** start Collected data **

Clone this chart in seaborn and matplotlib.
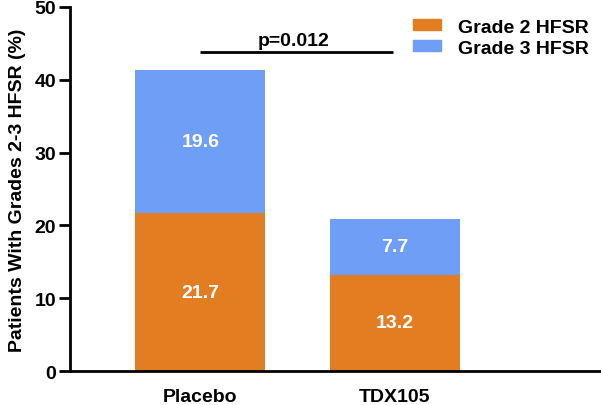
import numpy as np
import pandas as pd
import seaborn as sns
import matplotlib.pyplot as plt
from matplotlib.patches import Patch

groups = ["Placebo", "TDX105"]
grade2 = [21.7, 13.2]
grade3 = [19.6, 7.7]
p_text = "p=0.012"

orange = "#E27D22"
blue = "#6E9EF5"

sns.set_style("ticks")
plt.rcParams['font.family'] = ['Liberation Sans', 'DejaVu Sans']
plt.rcParams['font.weight'] = 'bold'
plt.rcParams.update({'text.color': 'black', 'axes.labelcolor': 'black',
                     'xtick.color': 'black', 'ytick.color': 'black',
                     'axes.edgecolor': 'black'})

df = pd.DataFrame({"group": groups, "g2": grade2, "g3": grade3})
df["total"] = df["g2"] + df["g3"]

fig = plt.figure(figsize=(6.01, 4.06), dpi=100)
ax = fig.add_axes([0.1165, 0.0837, 0.8835, 0.8966])

sns.barplot(data=df, x="group", y="total", color=blue, saturation=1, width=0.67,
            linewidth=0, ax=ax)
sns.barplot(data=df, x="group", y="g2", color=orange, saturation=1, width=0.67,
            linewidth=0, ax=ax)

# value labels inside segments
for i, row in df.iterrows():
    ax.text(i, row["g2"] / 2, f"{row['g2']:.1f}", ha="center", va="center",
            color="white", fontsize=14, fontweight="bold")
    ax.text(i, row["g2"] + row["g3"] / 2, f"{row['g3']:.1f}", ha="center", va="center",
            color="white", fontsize=14, fontweight="bold")

# significance bar
ax.plot([0, 0.99], [43.8, 43.8], color="black", lw=2, solid_capstyle="butt")
ax.text(0.48, 44.8, p_text, ha="center", va="baseline", fontsize=14, fontweight="bold")

ax.set_ylim(0, 50)
ax.set_xlim(-0.67, 2.06)
ax.set_yticks(np.arange(0, 51, 10))
ax.set_xlabel("")
ax.set_ylabel("Patients With Grades 2-3 HFSR (%)", fontsize=14, fontweight="bold", labelpad=6)
ax.tick_params(axis="y", length=8, width=2, labelsize=14, pad=2)
ax.tick_params(axis="x", length=0, labelsize=14, pad=12)
for s in ["left", "bottom"]:
    ax.spines[s].set_linewidth(2)
sns.despine(ax=ax)

handles = [Patch(color=orange), Patch(color=blue)]
ax.legend(handles, ["Grade 2 HFSR", "Grade 3 HFSR"], loc="upper right",
          bbox_to_anchor=(1.0, 1.0), frameon=False, fontsize=14,
          handlelength=1.45, handleheight=0.5, handletextpad=0.9,
          labelspacing=0.2, borderaxespad=0.2)

fig.savefig("out.png", dpi=100)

** end Collected data **

### Task description
Repeat the material exactly as it reads, without any of its pictures.

### Complete response
Clone this chart in seaborn and matplotlib.
import numpy as np
import pandas as pd
import seaborn as sns
import matplotlib.pyplot as plt
from matplotlib.patches import Patch

groups = ["Placebo", "TDX105"]
grade2 = [21.7, 13.2]
grade3 = [19.6, 7.7]
p_text = "p=0.012"

orange = "#E27D22"
blue = "#6E9EF5"

sns.set_style("ticks")
plt.rcParams['font.family'] = ['Liberation Sans', 'DejaVu Sans']
plt.rcParams['font.weight'] = 'bold'
plt.rcParams.update({'text.color': 'black', 'axes.labelcolor': 'black',
                     'xtick.color': 'black', 'ytick.color': 'black',
                     'axes.edgecolor': 'black'})

df = pd.DataFrame({"group": groups, "g2": grade2, "g3": grade3})
df["total"] = df["g2"] + df["g3"]

fig = plt.figure(figsize=(6.01, 4.06), dpi=100)
ax = fig.add_axes([0.1165, 0.0837, 0.8835, 0.8966])

sns.barplot(data=df, x="group", y="total", color=blue, saturation=1, width=0.67,
            linewidth=0, ax=ax)
sns.barplot(data=df, x="group", y="g2", color=orange, saturation=1, width=0.67,
            linewidth=0, ax=ax)

# value labels inside segments
for i, row in df.iterrows():
    ax.text(i, row["g2"] / 2, f"{row['g2']:.1f}", ha="center", va="center",
            color="white", fontsize=14, fontweight="bold")
    ax.text(i, row["g2"] + row["g3"] / 2, f"{row['g3']:.1f}", ha="center", va="center",
            color="white", fontsize=14, fontweight="bold")

# significance bar
ax.plot([0, 0.99], [43.8, 43.8], color="black", lw=2, solid_capstyle="butt")
ax.text(0.48, 44.8, p_text, ha="center", va="baseline", fontsize=14, fontweight="bold")

ax.set_ylim(0, 50)
ax.set_xlim(-0.67, 2.06)
ax.set_yticks(np.arange(0, 51, 10))
ax.set_xlabel("")
ax.set_ylabel("Patients With Grades 2-3 HFSR (%)", fontsize=14, fontweight="bold", labelpad=6)
ax.tick_params(axis="y", length=8, width=2, labelsize=14, pad=2)
ax.tick_params(axis="x", length=0, labelsize=14, pad=12)
for s in ["left", "bottom"]:
    ax.spines[s].set_linewidth(2)
sns.despine(ax=ax)

handles = [Patch(color=orange), Patch(color=blue)]
ax.legend(handles, ["Grade 2 HFSR", "Grade 3 HFSR"], loc="upper right",
          bbox_to_anchor=(1.0, 1.0), frameon=False, fontsize=14,
          handlelength=1.45, handleheight=0.5, handletextpad=0.9,
          labelspacing=0.2, borderaxespad=0.2)

fig.savefig("out.png", dpi=100)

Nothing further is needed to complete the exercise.